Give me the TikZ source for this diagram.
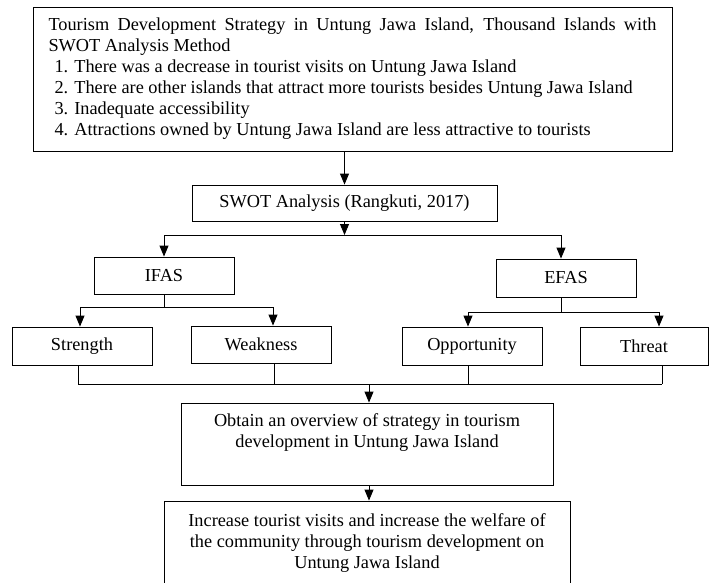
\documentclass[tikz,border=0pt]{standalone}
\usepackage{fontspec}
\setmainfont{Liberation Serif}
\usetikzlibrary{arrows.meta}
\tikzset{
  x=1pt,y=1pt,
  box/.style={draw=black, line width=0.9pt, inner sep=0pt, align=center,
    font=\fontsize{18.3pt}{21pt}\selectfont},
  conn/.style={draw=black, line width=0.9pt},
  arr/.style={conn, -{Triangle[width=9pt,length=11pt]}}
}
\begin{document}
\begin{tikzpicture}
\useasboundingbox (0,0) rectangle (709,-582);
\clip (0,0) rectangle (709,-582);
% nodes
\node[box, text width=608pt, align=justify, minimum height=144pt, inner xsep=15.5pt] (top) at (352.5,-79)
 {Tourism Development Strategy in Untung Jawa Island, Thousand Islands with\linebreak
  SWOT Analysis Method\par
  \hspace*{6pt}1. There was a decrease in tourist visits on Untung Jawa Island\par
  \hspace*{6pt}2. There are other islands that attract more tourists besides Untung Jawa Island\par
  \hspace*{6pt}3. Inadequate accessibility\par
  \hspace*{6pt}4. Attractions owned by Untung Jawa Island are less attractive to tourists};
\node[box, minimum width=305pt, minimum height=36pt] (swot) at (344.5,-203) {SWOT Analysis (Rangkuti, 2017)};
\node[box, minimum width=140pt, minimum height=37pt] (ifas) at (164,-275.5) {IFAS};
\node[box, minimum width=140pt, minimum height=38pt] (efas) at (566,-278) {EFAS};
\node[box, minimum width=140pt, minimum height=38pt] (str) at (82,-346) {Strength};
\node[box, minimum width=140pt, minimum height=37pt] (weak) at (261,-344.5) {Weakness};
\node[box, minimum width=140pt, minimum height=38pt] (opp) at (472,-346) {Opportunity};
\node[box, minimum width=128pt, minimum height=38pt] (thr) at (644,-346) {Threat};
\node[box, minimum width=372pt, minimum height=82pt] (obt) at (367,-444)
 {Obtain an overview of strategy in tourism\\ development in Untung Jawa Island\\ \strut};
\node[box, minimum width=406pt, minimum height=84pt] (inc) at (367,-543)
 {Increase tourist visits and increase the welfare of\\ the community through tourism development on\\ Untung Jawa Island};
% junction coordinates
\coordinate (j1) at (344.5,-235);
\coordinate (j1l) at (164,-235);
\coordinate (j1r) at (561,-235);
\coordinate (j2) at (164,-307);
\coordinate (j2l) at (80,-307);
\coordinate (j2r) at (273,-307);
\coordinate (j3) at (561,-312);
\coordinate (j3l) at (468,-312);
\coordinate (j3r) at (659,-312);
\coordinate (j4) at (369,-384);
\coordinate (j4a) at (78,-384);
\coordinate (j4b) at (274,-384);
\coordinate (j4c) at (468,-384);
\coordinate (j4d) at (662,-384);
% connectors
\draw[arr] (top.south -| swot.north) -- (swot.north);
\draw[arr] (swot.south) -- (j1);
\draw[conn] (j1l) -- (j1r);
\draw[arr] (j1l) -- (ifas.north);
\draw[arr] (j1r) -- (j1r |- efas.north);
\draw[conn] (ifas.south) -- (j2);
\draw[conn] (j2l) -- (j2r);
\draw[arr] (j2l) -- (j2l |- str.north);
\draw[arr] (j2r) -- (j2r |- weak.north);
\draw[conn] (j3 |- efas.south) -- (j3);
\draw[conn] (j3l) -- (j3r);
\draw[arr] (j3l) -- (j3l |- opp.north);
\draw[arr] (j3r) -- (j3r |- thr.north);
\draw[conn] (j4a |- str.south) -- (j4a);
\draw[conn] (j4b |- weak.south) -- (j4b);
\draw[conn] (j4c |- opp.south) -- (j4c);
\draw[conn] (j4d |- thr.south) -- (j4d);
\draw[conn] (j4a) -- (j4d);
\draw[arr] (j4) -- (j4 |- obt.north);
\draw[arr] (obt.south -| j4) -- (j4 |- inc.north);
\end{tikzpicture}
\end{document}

-------

EXERCISE AIM:
Word for word, quote the full listing, omitting every picture.

ANSWER BELOW:
Give me the TikZ source for this diagram.
\documentclass[tikz,border=0pt]{standalone}
\usepackage{fontspec}
\setmainfont{Liberation Serif}
\usetikzlibrary{arrows.meta}
\tikzset{
  x=1pt,y=1pt,
  box/.style={draw=black, line width=0.9pt, inner sep=0pt, align=center,
    font=\fontsize{18.3pt}{21pt}\selectfont},
  conn/.style={draw=black, line width=0.9pt},
  arr/.style={conn, -{Triangle[width=9pt,length=11pt]}}
}
\begin{document}
\begin{tikzpicture}
\useasboundingbox (0,0) rectangle (709,-582);
\clip (0,0) rectangle (709,-582);
% nodes
\node[box, text width=608pt, align=justify, minimum height=144pt, inner xsep=15.5pt] (top) at (352.5,-79)
 {Tourism Development Strategy in Untung Jawa Island, Thousand Islands with\linebreak
  SWOT Analysis Method\par
  \hspace*{6pt}1. There was a decrease in tourist visits on Untung Jawa Island\par
  \hspace*{6pt}2. There are other islands that attract more tourists besides Untung Jawa Island\par
  \hspace*{6pt}3. Inadequate accessibility\par
  \hspace*{6pt}4. Attractions owned by Untung Jawa Island are less attractive to tourists};
\node[box, minimum width=305pt, minimum height=36pt] (swot) at (344.5,-203) {SWOT Analysis (Rangkuti, 2017)};
\node[box, minimum width=140pt, minimum height=37pt] (ifas) at (164,-275.5) {IFAS};
\node[box, minimum width=140pt, minimum height=38pt] (efas) at (566,-278) {EFAS};
\node[box, minimum width=140pt, minimum height=38pt] (str) at (82,-346) {Strength};
\node[box, minimum width=140pt, minimum height=37pt] (weak) at (261,-344.5) {Weakness};
\node[box, minimum width=140pt, minimum height=38pt] (opp) at (472,-346) {Opportunity};
\node[box, minimum width=128pt, minimum height=38pt] (thr) at (644,-346) {Threat};
\node[box, minimum width=372pt, minimum height=82pt] (obt) at (367,-444)
 {Obtain an overview of strategy in tourism\\ development in Untung Jawa Island\\ \strut};
\node[box, minimum width=406pt, minimum height=84pt] (inc) at (367,-543)
 {Increase tourist visits and increase the welfare of\\ the community through tourism development on\\ Untung Jawa Island};
% junction coordinates
\coordinate (j1) at (344.5,-235);
\coordinate (j1l) at (164,-235);
\coordinate (j1r) at (561,-235);
\coordinate (j2) at (164,-307);
\coordinate (j2l) at (80,-307);
\coordinate (j2r) at (273,-307);
\coordinate (j3) at (561,-312);
\coordinate (j3l) at (468,-312);
\coordinate (j3r) at (659,-312);
\coordinate (j4) at (369,-384);
\coordinate (j4a) at (78,-384);
\coordinate (j4b) at (274,-384);
\coordinate (j4c) at (468,-384);
\coordinate (j4d) at (662,-384);
% connectors
\draw[arr] (top.south -| swot.north) -- (swot.north);
\draw[arr] (swot.south) -- (j1);
\draw[conn] (j1l) -- (j1r);
\draw[arr] (j1l) -- (ifas.north);
\draw[arr] (j1r) -- (j1r |- efas.north);
\draw[conn] (ifas.south) -- (j2);
\draw[conn] (j2l) -- (j2r);
\draw[arr] (j2l) -- (j2l |- str.north);
\draw[arr] (j2r) -- (j2r |- weak.north);
\draw[conn] (j3 |- efas.south) -- (j3);
\draw[conn] (j3l) -- (j3r);
\draw[arr] (j3l) -- (j3l |- opp.north);
\draw[arr] (j3r) -- (j3r |- thr.north);
\draw[conn] (j4a |- str.south) -- (j4a);
\draw[conn] (j4b |- weak.south) -- (j4b);
\draw[conn] (j4c |- opp.south) -- (j4c);
\draw[conn] (j4d |- thr.south) -- (j4d);
\draw[conn] (j4a) -- (j4d);
\draw[arr] (j4) -- (j4 |- obt.north);
\draw[arr] (obt.south -| j4) -- (j4 |- inc.north);
\end{tikzpicture}
\end{document}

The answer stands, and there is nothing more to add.